Darwoto menambahkan, Apindo bekerja sama dengan pemerintah daerah menginisiasi lahirnya sekolah vokasi di kawasan industri. Salah satu yang menjadi proyek percontohan adalah SMK Mitra Industri di kawasan industri MM2100 di Kecamatan Cikarang Barat, Kabupaten Bekasi, Jawa Barat.
”Para praktisi industri terlibat di SMK ini dan kurikulum dikonfigurasikan dengan kebutuhan kawasan industri. Lulusannya 100 persen terserap di industri. Pekerjaan rumahnya saat ini adalah bagaimana konsep ini bisa kita tularkan ke daerah dan kawasan industri lain di seluruh Indonesia,” ujarnya.
Sementara itu, Wakil Ketua Umum Bidang Ketenagakerjaan Kamar Dagang dan Industri (Kadin) Indonesia Adi Mahfudz Wuhadji mengatakan, kesenjangan antara kompetensi lulusan pendidikan vokasi dan kebutuhan industri juga dipengaruhi oleh ketersediaan sarana ajar yang tertinggal dibandingkan dengan perkembangan industri.
”Peralatan praktikum di SMK tidak berimbang dengan perkembangan dunia industri. Salah satu contohnya, SMK masih menggunakan alat las manual, industri kita menggunakan teknologi kekinian,” ujarnya.
Di luar persoalan itu, Adi menambahkan, pendidikan vokasi kebanyakan tidak membentuk perilaku dan karakter siswanya untuk siap masuk dalam budaya kerja profesional.
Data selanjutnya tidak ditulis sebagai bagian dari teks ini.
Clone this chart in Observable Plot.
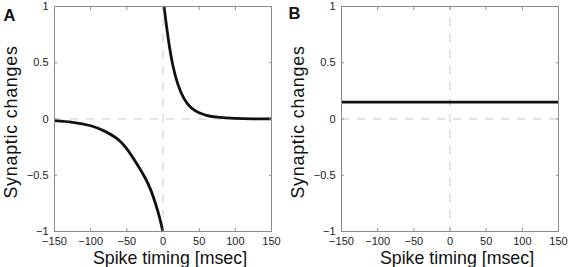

Oleh karena itu, pembinaan perilaku dan karakter perlu dimasukkan juga ke dalam kurikulum SMK agar lulusannya siap membaur dengan budaya kerja perusahaan.
”Maka, pelaku industri dan dunia usaha juga perlu lebih banyak terlibat dalam meramu kurikulum yang berdampak pada kesiapan guru dan infrastruktur terkait. Ini juga yang diharapkan pemerintah lewat Mendikbudristek (Menteri Pendidikan, Kebudayaan, Riset, dan Teknologi),” kata Adi.
Di sisi lain, pengamat ketenagakerjaan sekaligus pengajar di Fakultas Ilmu Sosial dan Politik Universitas Gadjah Mada, Yogyakarta, Tadjuddin Noer Effendi, mengingatkan agar perbaikan kualitas kompetensi lulusan SMK juga erlu diimbangi dengan peningkatan ketersediaan lapangan pekerjaan.
”Karena kalau semakin banyak lulusan SMK dengan kompetensi tinggi, tapi tidak ada lapangan pekerjaan yang tersedia, kita tetap akan tertinggal. Kalau kita tidak mencari jalan keluar, tidak ada investasi, ya tidak ada lapangan kerja yang terbuka,” ujarnya.